Cosa sappiamo dell’archivio violato

Da quello che sappiamo il database conteneva 184.162.718 record distribuiti su circa 47 GB di dati. Tra questi: username, password e link diretti ai servizi associati. Le credenziali facevano riferimento a moltissime delle piattaforme digitali più utilizzate come Apple, Facebook, Google, Microsoft, PayPal, Instagram, Amazon, Spotify, X (ex Twitter), Snapchat, Yahoo e molte altre.
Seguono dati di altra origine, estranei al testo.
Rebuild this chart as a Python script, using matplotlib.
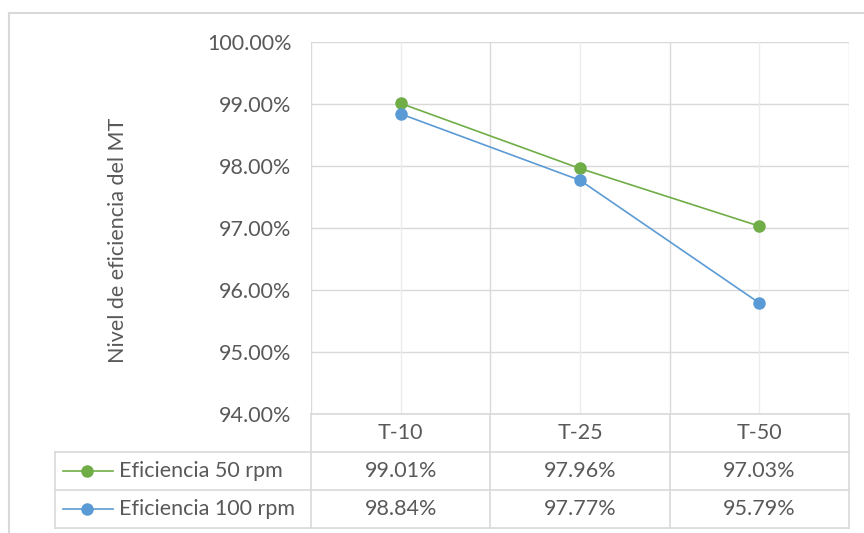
import matplotlib

matplotlib.use("Agg")
from matplotlib import pyplot as plt
from matplotlib.lines import Line2D
from matplotlib.transforms import blended_transform_factory

categories = ["T-10", "T-25", "T-50"]
series_names = ["Eficiencia 50 rpm", "Eficiencia 100 rpm"]
eff_50 = [99.01, 97.96, 97.03]
eff_100 = [98.84, 97.77, 95.79]
y_ticks = [94, 95, 96, 97, 98, 99, 100]
y_label = "Nivel de eficiencia del MT"

GREEN = "#70ad47"
BLUE = "#5b9bd5"
TEXT = "#595959"
GRID = "#d9d9d9"
FS = 15.5

W, H = 864, 533
plt.rcParams["font.family"] = ["Lato", "DejaVu Sans"]


def fx(px):
    return px / W


def fy(py):
    return 1 - py / H


fig = plt.figure(figsize=(W / 100, H / 100), dpi=100)
ax = fig.add_axes([fx(311), fy(414), fx(849) - fx(311), fy(42) - fy(414)])

x = list(range(len(categories)))
for values, color, name in ((eff_50, GREEN, series_names[0]), (eff_100, BLUE, series_names[1])):
    ax.plot(x, values, color=color, lw=1.2, marker="o", ms=8, label=name, zorder=3)

ax.set_xlim(-0.5, len(categories) - 0.5)
ax.set_ylim(94, 100)
ax.set_yticks(y_ticks)
ax.set_yticklabels([f"{v:.2f}%" for v in y_ticks], color=TEXT, fontsize=FS)
ax.tick_params(axis="y", length=0, pad=14)
ax.set_xticks([])
for v in y_ticks:
    ax.axhline(v, color=GRID, lw=1, zorder=1)
for i in range(len(categories) * 2 + 1):
    ax.axvline(-0.5 + i * 0.5, color="#ececec" if i % 2 else GRID, lw=1, zorder=1)
for side in ax.spines.values():
    side.set_visible(False)
fig.text(fx(118), fy(240), y_label, rotation=90, ha="center", va="center", color=TEXT, fontsize=FS)

# data table under the plot
rows_y = [414, 452, 490, 528]
edges = [-0.5 + i for i in range(len(categories) + 1)]
bt = blended_transform_factory(ax.transData, fig.transFigure)
line_kw = dict(color=GRID, lw=1.2)
fig.add_artist(Line2D([fx(311), fx(849)], [fy(rows_y[0])] * 2, **line_kw))
for py in rows_y[1:]:
    fig.add_artist(Line2D([fx(55), fx(849)], [fy(py)] * 2, **line_kw))
fig.add_artist(Line2D([fx(55), fx(55)], [fy(rows_y[1]), fy(rows_y[3])], **line_kw))
for e in edges:
    ax.add_artist(Line2D([e, e], [fy(rows_y[0]), fy(rows_y[3])], transform=bt, clip_on=False, **line_kw))

for i, cat in enumerate(categories):
    ax.text(i, fy((rows_y[0] + rows_y[1]) / 2), cat, transform=bt, ha="center", va="center",
            color=TEXT, fontsize=FS, clip_on=False)
for r, (values, color, name) in enumerate(((eff_50, GREEN, series_names[0]), (eff_100, BLUE, series_names[1]))):
    ymid = fy((rows_y[r + 1] + rows_y[r + 2]) / 2)
    fig.add_artist(Line2D([fx(63), fx(113)], [ymid, ymid], color=color, lw=1.2))
    fig.add_artist(Line2D([fx(87)], [ymid], color=color, marker="o", ms=8))
    fig.text(fx(119), ymid, name, ha="left", va="center", color=TEXT, fontsize=FS)
    for i, v in enumerate(values):
        ax.text(i, ymid, f"{v:.2f}%", transform=bt, ha="center", va="center",
                color=TEXT, fontsize=FS, clip_on=False)

# chart border
border = dict(color=GRID, lw=1.5)
fig.add_artist(Line2D([fx(9), fx(9)], [fy(13), 0], **border))
fig.add_artist(Line2D([fx(9), 1], [fy(13), fy(13)], **border))

fig.savefig("out.png", dpi=100)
Secondo le analisi di Fowler, i dati erano strutturati in modo sistematico e, con buone possibilità, erano parte di un database archiviato da qualche parte in America del Sud e creato nel tempo dai cybercriminali, utilizzando degli infostealer, software malevoli in grado di sottrarre dati dai device infetti.

Dall’analisi, sono emersi decine e decine di account ai vari servizi digitali di cui sopra e non solo appartenenti a cittadini qualunque. Tra le varie informazioni, infatti, sembra ci fossero anche diversi indirizzi email istituzionali con dominio .gov, provenienti da 29 diversi Paesi, inclusi Stati Uniti, Regno Unito, Israele, India e Australia.

Un dettaglio che rende ancora più seria la questione ed eleva il livello di rischio dalla sfera privata a quella della sicurezza nazionale.

Il database era ospitato sui server della società World Host Group che, tuttavia, ha spiegato di non averne l’intero controllo. Dopo la segnalazione, comunque, l’accesso all’archivio è stato bloccato e sono state avviate tutte le verifiche del caso.

Che rischio corrono gli utenti?

Al momento il database è offline ma non è possibile stabilire con certezza se altre persone, oltre Fowler, abbiano avuto accesso ai dati prima della sua chiusura. Tuttavia, vista la vastità delle informazioni esposte è più che probabile che qualcuno potrebbe già averle utilizzate per attività illegali come furti d’identità, frodi finanziarie o accessi non autorizzati ad account governativi e aziendali.

Insomma, il rischio per le persone e i loro dati personali è decisamente elevato e il suggerimento è quello di monitorare i propri account e procedere immediatamente con un cambio password preventivo.

Episodi del genere dimostrano chiaramente la fragilità di molti sistemi online e l’importanza cruciale della configurazione sicura dei database. Memorizzare in un unico posto un numero così elevato di credenziali senza protezione, crittografia o anonimizzazione, può rappresentare un pericolo gravissimo per la cybersecurity globale, esponendo milioni di utenti in un colpo solo.